**TASK OBJECTIVE:** Find the line with "Generate a web" and the line with "var barW = 54;", then repeat both of them and every line in between exactly. Omit the pictures.

**TASK INPUTS:**
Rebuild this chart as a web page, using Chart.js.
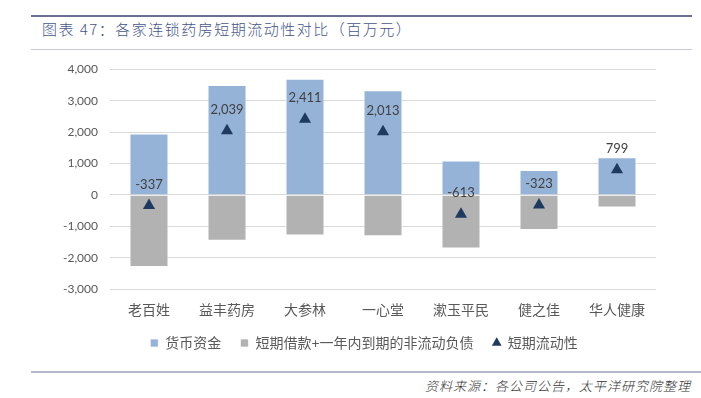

...

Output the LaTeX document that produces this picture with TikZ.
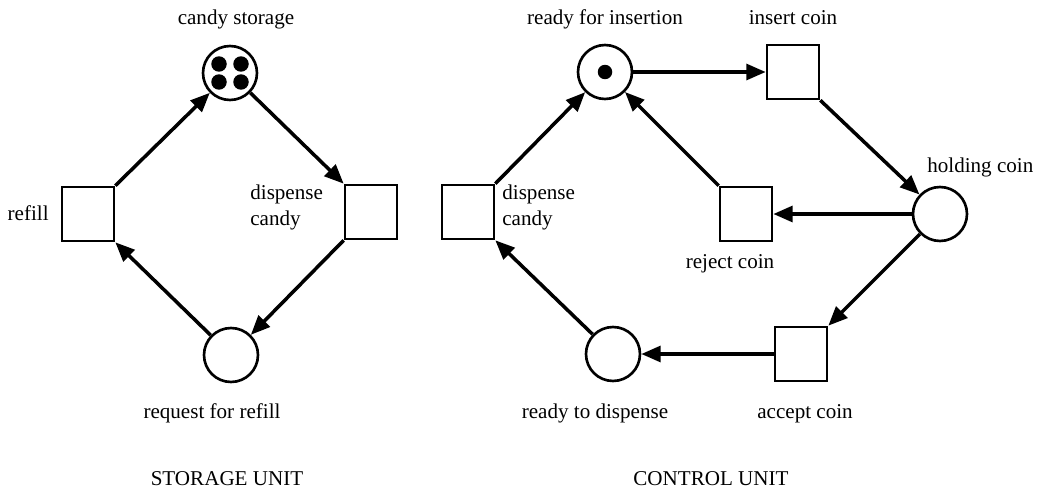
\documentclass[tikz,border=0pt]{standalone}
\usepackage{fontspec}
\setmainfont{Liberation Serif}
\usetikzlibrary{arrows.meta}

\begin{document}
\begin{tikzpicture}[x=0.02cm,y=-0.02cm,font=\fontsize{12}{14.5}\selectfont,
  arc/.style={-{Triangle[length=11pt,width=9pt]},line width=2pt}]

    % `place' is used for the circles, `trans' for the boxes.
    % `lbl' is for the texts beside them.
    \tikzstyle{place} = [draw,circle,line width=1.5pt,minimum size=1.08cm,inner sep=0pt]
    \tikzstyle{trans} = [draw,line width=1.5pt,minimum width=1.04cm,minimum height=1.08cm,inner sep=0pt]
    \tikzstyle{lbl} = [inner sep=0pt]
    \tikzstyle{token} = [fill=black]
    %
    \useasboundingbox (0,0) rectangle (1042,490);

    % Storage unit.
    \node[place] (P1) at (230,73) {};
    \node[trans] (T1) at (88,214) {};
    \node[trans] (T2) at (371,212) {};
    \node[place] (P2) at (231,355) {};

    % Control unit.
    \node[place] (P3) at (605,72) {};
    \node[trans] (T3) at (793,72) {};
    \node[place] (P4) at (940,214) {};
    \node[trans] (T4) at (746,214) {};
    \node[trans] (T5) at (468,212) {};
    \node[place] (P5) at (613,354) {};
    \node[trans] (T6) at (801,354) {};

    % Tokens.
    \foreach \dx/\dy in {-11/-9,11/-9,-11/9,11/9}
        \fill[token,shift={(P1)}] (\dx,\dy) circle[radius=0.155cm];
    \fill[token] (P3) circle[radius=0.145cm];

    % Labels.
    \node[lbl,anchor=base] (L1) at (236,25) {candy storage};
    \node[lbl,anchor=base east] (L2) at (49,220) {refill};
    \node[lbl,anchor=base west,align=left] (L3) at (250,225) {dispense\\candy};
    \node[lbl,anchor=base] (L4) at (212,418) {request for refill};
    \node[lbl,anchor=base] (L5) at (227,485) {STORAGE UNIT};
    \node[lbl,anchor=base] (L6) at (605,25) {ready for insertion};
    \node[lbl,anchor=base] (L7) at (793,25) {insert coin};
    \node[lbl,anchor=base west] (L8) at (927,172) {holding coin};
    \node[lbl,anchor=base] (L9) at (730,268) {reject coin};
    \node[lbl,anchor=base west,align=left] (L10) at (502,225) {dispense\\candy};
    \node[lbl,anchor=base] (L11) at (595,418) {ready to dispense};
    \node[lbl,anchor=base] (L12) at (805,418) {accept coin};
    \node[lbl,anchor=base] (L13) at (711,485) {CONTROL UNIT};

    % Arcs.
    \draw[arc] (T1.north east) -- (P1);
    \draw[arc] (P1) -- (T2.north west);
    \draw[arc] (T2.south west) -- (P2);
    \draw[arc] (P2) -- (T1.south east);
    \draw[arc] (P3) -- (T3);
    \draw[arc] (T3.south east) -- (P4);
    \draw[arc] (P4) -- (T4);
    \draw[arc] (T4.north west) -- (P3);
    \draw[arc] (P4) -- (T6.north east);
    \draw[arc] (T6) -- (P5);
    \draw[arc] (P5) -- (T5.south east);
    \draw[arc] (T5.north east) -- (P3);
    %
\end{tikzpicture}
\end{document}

* * *

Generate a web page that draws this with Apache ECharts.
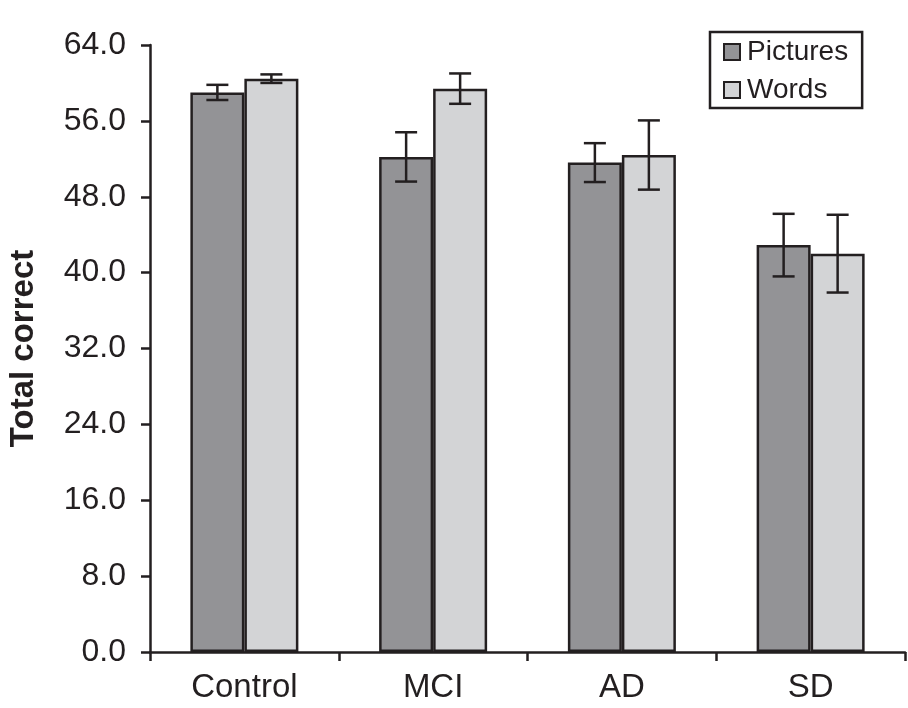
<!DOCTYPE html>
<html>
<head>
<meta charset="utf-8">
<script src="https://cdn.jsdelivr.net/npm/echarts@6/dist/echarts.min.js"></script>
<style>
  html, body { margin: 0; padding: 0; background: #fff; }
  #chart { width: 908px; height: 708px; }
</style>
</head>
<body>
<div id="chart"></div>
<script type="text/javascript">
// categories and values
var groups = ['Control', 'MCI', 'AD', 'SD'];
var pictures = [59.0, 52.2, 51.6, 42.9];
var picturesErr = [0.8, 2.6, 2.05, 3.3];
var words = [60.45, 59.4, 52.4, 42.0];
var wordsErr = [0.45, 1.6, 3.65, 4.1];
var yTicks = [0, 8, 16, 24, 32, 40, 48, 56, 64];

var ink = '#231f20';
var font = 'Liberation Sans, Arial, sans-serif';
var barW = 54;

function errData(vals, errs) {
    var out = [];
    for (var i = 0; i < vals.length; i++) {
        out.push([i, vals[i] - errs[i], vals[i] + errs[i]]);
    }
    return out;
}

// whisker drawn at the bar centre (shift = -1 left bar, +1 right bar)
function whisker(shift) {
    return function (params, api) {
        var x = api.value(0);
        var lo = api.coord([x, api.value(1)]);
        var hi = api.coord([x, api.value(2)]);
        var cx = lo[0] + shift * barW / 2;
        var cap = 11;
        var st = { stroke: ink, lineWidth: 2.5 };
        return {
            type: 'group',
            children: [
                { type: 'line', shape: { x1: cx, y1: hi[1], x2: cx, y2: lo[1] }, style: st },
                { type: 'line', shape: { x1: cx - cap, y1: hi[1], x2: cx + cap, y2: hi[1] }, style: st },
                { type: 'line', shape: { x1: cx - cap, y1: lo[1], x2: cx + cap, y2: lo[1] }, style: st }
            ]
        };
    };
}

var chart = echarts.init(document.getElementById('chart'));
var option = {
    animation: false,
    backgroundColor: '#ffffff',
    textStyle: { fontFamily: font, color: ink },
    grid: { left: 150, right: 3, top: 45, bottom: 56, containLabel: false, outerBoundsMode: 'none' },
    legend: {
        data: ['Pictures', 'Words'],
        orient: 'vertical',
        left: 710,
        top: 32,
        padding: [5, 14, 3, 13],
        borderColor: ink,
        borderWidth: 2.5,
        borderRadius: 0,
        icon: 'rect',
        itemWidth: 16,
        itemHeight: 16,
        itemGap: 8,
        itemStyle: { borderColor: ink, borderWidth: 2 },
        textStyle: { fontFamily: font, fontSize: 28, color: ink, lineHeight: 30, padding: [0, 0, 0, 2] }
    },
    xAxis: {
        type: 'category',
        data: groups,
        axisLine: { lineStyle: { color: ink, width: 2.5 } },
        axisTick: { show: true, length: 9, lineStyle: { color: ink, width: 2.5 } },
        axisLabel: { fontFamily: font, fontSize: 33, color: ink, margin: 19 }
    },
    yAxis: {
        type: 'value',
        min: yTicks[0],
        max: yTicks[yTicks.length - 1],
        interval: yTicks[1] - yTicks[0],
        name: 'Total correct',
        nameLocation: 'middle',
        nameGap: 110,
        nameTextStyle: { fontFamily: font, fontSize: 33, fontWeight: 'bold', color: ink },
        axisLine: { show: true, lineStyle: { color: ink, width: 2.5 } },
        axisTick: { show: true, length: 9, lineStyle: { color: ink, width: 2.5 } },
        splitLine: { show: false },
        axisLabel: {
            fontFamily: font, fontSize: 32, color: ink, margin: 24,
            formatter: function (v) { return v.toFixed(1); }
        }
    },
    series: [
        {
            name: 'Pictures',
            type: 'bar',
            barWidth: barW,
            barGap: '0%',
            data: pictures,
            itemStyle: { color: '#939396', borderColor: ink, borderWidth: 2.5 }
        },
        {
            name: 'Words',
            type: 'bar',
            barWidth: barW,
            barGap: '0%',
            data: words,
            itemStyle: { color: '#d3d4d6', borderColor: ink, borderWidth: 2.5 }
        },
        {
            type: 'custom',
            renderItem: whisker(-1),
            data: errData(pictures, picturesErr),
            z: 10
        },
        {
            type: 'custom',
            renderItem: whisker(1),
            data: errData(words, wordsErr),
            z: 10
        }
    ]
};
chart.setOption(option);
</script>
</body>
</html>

**ANSWER:**
Generate a web page that draws this with Apache ECharts.
<!DOCTYPE html>
<html>
<head>
<meta charset="utf-8">
<script src="https://cdn.jsdelivr.net/npm/echarts@6/dist/echarts.min.js"></script>
<style>
  html, body { margin: 0; padding: 0; background: #fff; }
  #chart { width: 908px; height: 708px; }
</style>
</head>
<body>
<div id="chart"></div>
<script type="text/javascript">
// categories and values
var groups = ['Control', 'MCI', 'AD', 'SD'];
var pictures = [59.0, 52.2, 51.6, 42.9];
var picturesErr = [0.8, 2.6, 2.05, 3.3];
var words = [60.45, 59.4, 52.4, 42.0];
var wordsErr = [0.45, 1.6, 3.65, 4.1];
var yTicks = [0, 8, 16, 24, 32, 40, 48, 56, 64];

var ink = '#231f20';
var font = 'Liberation Sans, Arial, sans-serif';
var barW = 54;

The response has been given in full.